AI is now present in the tools we use every day, in conversations with customers and colleagues, and in the newsletters we read. But there is a substantial difference between asking ChatGPT to write an email and building a system that makes your team truly more effective and competitive.
When we talk about AI in business, we often stop at the surface: automation here, a prompt there, integration with some tool that promises extraordinary results. The real question is: are we solving real problems or are we just following the trend of the moment?
In our case, we had to address this question honestly. And the answer was not at all obvious.
Every technological evolution brings rapid change. AI is no exception; in fact, it is probably the fastest of all. Those who stand still and watch are quickly left behind. Not necessarily by larger competitors, but by those who have understood how to use these tools to do better, faster and with less waste.
We don't have a magic formula. We tried, we failed, we started again. But along the way, we learned some fundamental things.
☝️AI amplifies strategic thinking, it doesn't replace it
If you don't know what you want to achieve, no algorithm will do it for you. Our best processes are those where we first clarify the goal, then find the right way to use AI to achieve it more quickly.
✌️The best integration is invisible
When a team member uses AI without even noticing because it's integrated into their usual workflow, you've won. If they have to interrupt what they're doing, switch applications, copy and paste data, you've just added complexity.
🤟Not all hours saved are equal
We've found that sometimes AI saves us time on low-value tasks; other times, it allows us to invest more time in higher-quality output. It's not enough to ask, ‘How much time are we saving?’ but ‘Are we working on the right things?’
What we have achieved...
Project management is one of those areas where integrating AI makes immediate sense. That's why we changed our perspective and approach. Instead of starting from scratch every time, we built a support system that intervenes at two key moments in the process — the generation of the PRD (Product Requirements Document) and the estimation of timelines for quotes.
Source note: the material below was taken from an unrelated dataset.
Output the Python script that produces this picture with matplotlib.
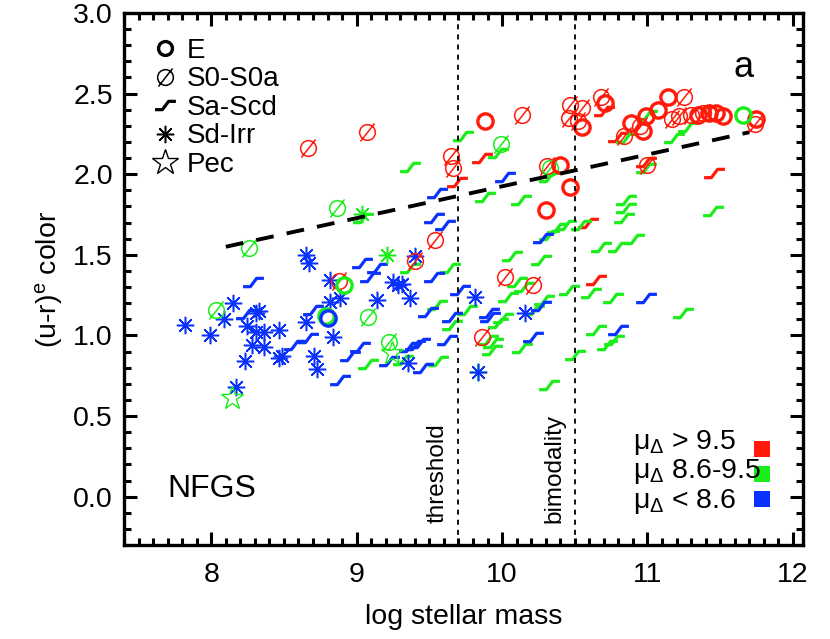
import numpy as np
import matplotlib
matplotlib.use("Agg")
import matplotlib.pyplot as plt
from matplotlib.path import Path
from matplotlib.ticker import MultipleLocator, FormatStrFormatter

plt.rcParams['font.family'] = ['Liberation Sans', 'DejaVu Sans']
plt.rcParams['mathtext.fontset'] = 'custom'
plt.rcParams['mathtext.rm'] = 'Liberation Sans'
plt.rcParams['mathtext.it'] = 'Liberation Sans'
plt.rcParams['mathtext.bf'] = 'Liberation Sans:bold'

# mu_Delta bins: r > 9.5, g 8.6-9.5, b < 8.6
COLORS = {'r': '#ff1a0a', 'g': '#1aee1a', 'b': '#0a32ff'}

# E (thick open circles)
e_x = [9.88, 10.40, 10.47, 10.30, 10.55, 10.71, 11.14, 11.07, 10.99, 10.89,
       10.97, 11.35, 11.42, 11.47, 11.52, 11.75, 11.66, 8.79, 8.91, 8.80]
e_y = [2.33, 2.06, 1.92, 1.78, 2.29, 2.44, 2.48, 2.40, 2.36, 2.32,
       2.27, 2.37, 2.38, 2.38, 2.36, 2.34, 2.37, 1.12, 1.31, 1.11]
e_c = "rrrrrrrrrrrrrrrrgggb"

# S0-S0a (slashed circles)
s0_x = [9.07, 8.665, 9.65, 9.665, 10.14, 10.31, 10.47, 10.55, 10.46, 10.52,
        10.68, 10.84, 10.95, 11.25, 11.17, 11.22, 11.30, 11.38, 11.74, 11.00,
        9.54, 9.40, 8.88, 9.865, 10.02, 10.21,
        9.99, 10.33, 8.865, 8.26, 8.03, 9.08, 9.22]
s0_y = [2.26, 2.16, 2.11, 2.04, 2.37, 2.05, 2.43, 2.41, 2.35, 2.33,
        2.48, 2.24, 2.30, 2.48, 2.34, 2.36, 2.37, 2.38, 2.31, 2.06,
        1.59, 1.46, 1.34, 0.99, 1.36, 1.31,
        2.19, 2.04, 1.79, 1.54, 1.16, 1.115, 0.96]
s0_c = "r" * 26 + "g" * 7

# Sa-Scd (step symbols)
sa_x = [9.865, 9.69, 10.59, 10.645, 10.70, 10.80, 10.99, 11.46,
        9.73, 9.37, 9.975, 9.885, 10.13, 10.32, 10.38, 10.54, 10.44, 10.32,
        10.68, 10.80, 10.905, 10.85, 10.85, 10.84, 10.07, 10.27, 10.10, 10.15,
        10.46, 10.61, 10.76, 10.04, 10.29, 10.22, 10.01, 10.645, 10.77, 10.72,
        9.94, 10.14, 10.505, 10.32, 11.245, 11.00, 10.85, 11.18, 11.28, 10.99,
        11.45, 9.37, 9.645, 9.555, 9.76, 9.655, 9.08, 9.32, 9.56, 9.045,
        9.90, 9.93, 9.97,
        9.555, 9.04, 9.14, 9.09, 9.53, 9.71, 9.49, 9.655, 8.70, 8.665,
        9.02, 8.955, 9.22, 9.40, 9.435, 9.36, 9.62, 9.455, 8.885, 9.92,
        10.02, 9.53, 9.61, 10.285, 10.265, 9.91, 10.99, 10.80, 10.21, 8.285,
        8.24, 8.57]
sa_y = [2.10, 1.95, 1.70, 1.345, 2.39, 2.23, 2.075, 2.01,
        2.24, 2.045, 2.13, 1.86, 1.84, 1.98, 1.665, 1.685, 1.685, 1.62,
        1.55, 1.55, 1.60, 1.84, 1.79, 1.73, 1.49, 1.47, 1.33, 1.30,
        1.28, 1.265, 1.235, 1.24, 1.22, 1.16, 1.11, 1.035, 0.97, 0.94,
        0.95, 0.92, 0.88, 0.69, 1.14, 2.37, 2.225, 2.225, 2.29, 2.04,
        1.77, 1.42, 1.42, 1.19, 1.16, 1.065, 0.82, 0.85, 0.84, 1.73,
        0.97, 0.91, 1.08,
        1.885, 1.45, 1.42, 1.365, 1.36, 1.28, 1.145, 1.115, 1.16, 0.985,
        0.93, 0.87, 0.84, 0.94, 0.955, 0.93, 0.97, 0.80, 0.725, 1.115,
        1.98, 1.73, 1.685, 1.605, 1.18, 1.14, 1.235, 1.035, 0.99, 1.33,
        1.13, 0.94]
sa_c = "r" * 8 + "g" * 53 + "b" * 32

# Sd-Irr (asterisks)
sd_x = [7.82, 7.99, 8.085, 8.15, 8.245, 8.31, 8.33, 8.31, 8.36, 8.28,
        8.36, 8.465, 8.23, 8.17, 8.465, 8.49, 8.65, 8.65, 8.67, 8.71,
        8.73, 8.815, 8.815, 8.885, 8.84, 9.14, 9.40, 9.25, 9.285, 9.31,
        9.37, 9.35, 9.815, 9.835, 10.16,
        9.21, 9.04, 9.835]
sd_y = [1.065, 1.00, 1.10, 1.20, 1.06, 1.14, 1.15, 1.02, 1.02, 0.94,
        0.93, 1.035, 0.84, 0.68, 0.86, 0.87, 1.085, 1.50, 1.45, 0.87,
        0.79, 1.345, 1.21, 1.23, 0.99, 1.22, 1.49, 1.33, 1.31, 1.32,
        1.23, 0.83, 1.24, 0.775, 1.14,
        1.50, 1.75, 0.77]
sd_c = "b" * 35 + "g" * 3

# Pec (stars)
pec_x = [8.14, 9.24]
pec_y = [0.61, 0.89]
pec_c = "gg"

# dashed relation and vertical markers
dash_x = [8.10, 11.70]
dash_y = [1.55, 2.26]
threshold = 9.7
bimodality = 10.5

type_labels = ['E', 'S0-S0a', 'Sa-Scd', 'Sd-Irr', 'Pec']
bin_labels = [r'$\mu_{\Delta}$ > 9.5', r'$\mu_{\Delta}$ 8.6-9.5', r'$\mu_{\Delta}$ < 8.6']

# marker shapes
step_marker = Path([(-1, -0.4), (-0.3, -0.4), (0.3, 0.4), (1, 0.4)],
                   [Path.MOVETO, Path.LINETO, Path.LINETO, Path.LINETO])
slash = Path([(-0.9, -1.15), (0.9, 1.15)], [Path.MOVETO, Path.LINETO])
s0_marker = Path.make_compound_path(Path.unit_circle(), slash)

styles = {
    'E': dict(marker='o', ms=11, mew=2.4),
    'S0-S0a': dict(marker=s0_marker, ms=13, mew=1.1),
    'Sa-Scd': dict(marker=step_marker, ms=15, mew=2.3),
    'Sd-Irr': dict(marker=(8, 2, 0), ms=12.5, mew=1.1),
    'Pec': dict(marker='*', ms=17, mew=1.0),
}

fig = plt.figure(figsize=(8.3, 6.39), dpi=100)
ax = fig.add_axes([0.1494, 0.1471, 0.8181, 0.8326])


def draw(xs, ys, cs, st):
    xs = np.asarray(xs)
    ys = np.asarray(ys)
    cs = np.array(list(cs))
    for key, col in COLORS.items():
        m = cs == key
        if m.any():
            ax.plot(xs[m], ys[m], ls='none', mec=col, mfc='none', **st)


draw(sa_x, sa_y, sa_c, styles['Sa-Scd'])
draw(sd_x, sd_y, sd_c, styles['Sd-Irr'])
draw(s0_x, s0_y, s0_c, styles['S0-S0a'])
draw(e_x, e_y, e_c, styles['E'])
draw(pec_x, pec_y, pec_c, styles['Pec'])

ax.plot(dash_x, dash_y, color='k', lw=2.8, dashes=(4.6, 3.4))
for xv in (threshold, bimodality):
    ax.axvline(xv, color='k', lw=1.3, ls=(0, (2.8, 2.8)))
ax.text(threshold - 0.065, -0.165, 'threshold', rotation=90, ha='right',
        va='bottom', fontsize=17.5)
ax.text(bimodality - 0.065, -0.165, 'bimodality', rotation=90, ha='right',
        va='bottom', fontsize=17.5)

ax.text(11.59, 2.60, 'a', fontsize=26, va='baseline')
ax.text(7.70, 0.0, 'NFGS', fontsize=23, va='baseline')

# morphology key (top left)
for i, lab in enumerate(type_labels):
    yb = 0.9305 - 0.0535 * i
    st = dict(styles[lab])
    if lab == 'Pec':
        st['ms'] = 19
    if lab == 'E':
        st['ms'] = 10
    ax.plot([0.0604], [yb + 0.003], transform=ax.transAxes, ls='none',
            mec='k', mfc='none', **st)
    ax.text(0.0928, yb - 0.015, lab, transform=ax.transAxes, fontsize=20,
            va='baseline')

# colour key (bottom right): one block of text, squares beside it
ax.text(0.7496, 0.0695, '\n'.join(bin_labels), transform=ax.transAxes,
        fontsize=20.5, va='baseline', linespacing=1.03)
for i, col in enumerate(COLORS.values()):
    ax.plot([0.9396], [0.1805 - 0.047 * i], transform=ax.transAxes, ls='none',
            marker='s', ms=12, mew=0, color=col)

ax.set_xlim(7.4, 12.07)
ax.set_ylim(-0.3, 3.0)
ax.set_xticks([8, 9, 10, 11, 12])
ax.set_yticks(np.arange(0, 3.01, 0.5))
ax.yaxis.set_major_formatter(FormatStrFormatter('%.1f'))
ax.xaxis.set_minor_locator(MultipleLocator(0.1))
ax.yaxis.set_minor_locator(MultipleLocator(0.1))
ax.tick_params(which='both', direction='in', top=True, right=True, width=2.2)
ax.tick_params(which='major', length=9.6, labelsize=20.5)
ax.tick_params(which='minor', length=5.2)
ax.tick_params(axis='x', pad=12)
ax.tick_params(axis='y', pad=8)
for sp in ax.spines.values():
    sp.set_linewidth(2.4)

ax.set_xlabel('log stellar mass', fontsize=20.5, labelpad=12)
ax.set_ylabel('(u-r)$^{e}$ color', fontsize=20.5, labelpad=6)

fig.savefig('out.png', dpi=100)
The image above shows the flow we have built: from initial strategic thinking to operational decomposition.
We start with the brief, which includes the project's objectives, context and technical constraints. From there, the content goes through Google AI Studio with Gemini models. The prompt analyses the information, correlates it and considers priorities and complexity. Then we iterate until the output is aligned with what we want to achieve.
The result: a structured PRD with technical specifications, rough estimates, and decomposition into epics, stories, and tasks. Not perfect, but solid enough to enter the Kanban flow after review.
It wasn't a walk in the park.
The first attempt was a disaster. So was the second.
Creating effective prompts takes time. You don't just write a prompt and immediately get what you want. To work, a prompt must be thought out, constructed, tested, and continuously improved.
In fact, achieving this flow took weeks of iteration: giving the model the right context, defining clear constraints, guiding the reasoning step by step, providing concrete examples. Each version of the prompt taught us where more precision was needed.
The review remains the critical point.
AI can generate a draft PRD in minutes, but it takes an expert eye to understand whether it makes sense in the specific context of the project. It can suggest timelines, but we are the ones who know that that customer needs more attention or that that feature hides complexities that the algorithm cannot see.
This is where it gets complicated. As project managers know all too well, every project is different. You may have similar requirements, but they are never identical: the customer's context, existing integrations, technical constraints and priorities are always changing.
Creating a standard prompt for estimating the timing of a given project has proven to be more difficult than expected.
We therefore had to roll up our sleeves and build a more flexible system, capable of adapting to different types of projects without losing consistency.
The honest answer? It depends.
It depends on how you use it and what you want to achieve. Some teams may double their output while maintaining the same quality, while others may add an extra layer of complexity without any tangible benefits.
The difference? The former have integrated AI strategically, with clear and precise objectives. The latter have used it because "everyone else is doing it".
AI improves productivity when it allows you to focus on the things that matter: making better decisions, spending time on strategic conversations with customers, experimenting with solutions you wouldn't have had time to explore before.
So the real question to ask yourself is: is AI adding value to your work, or are you just adding another tool to your list?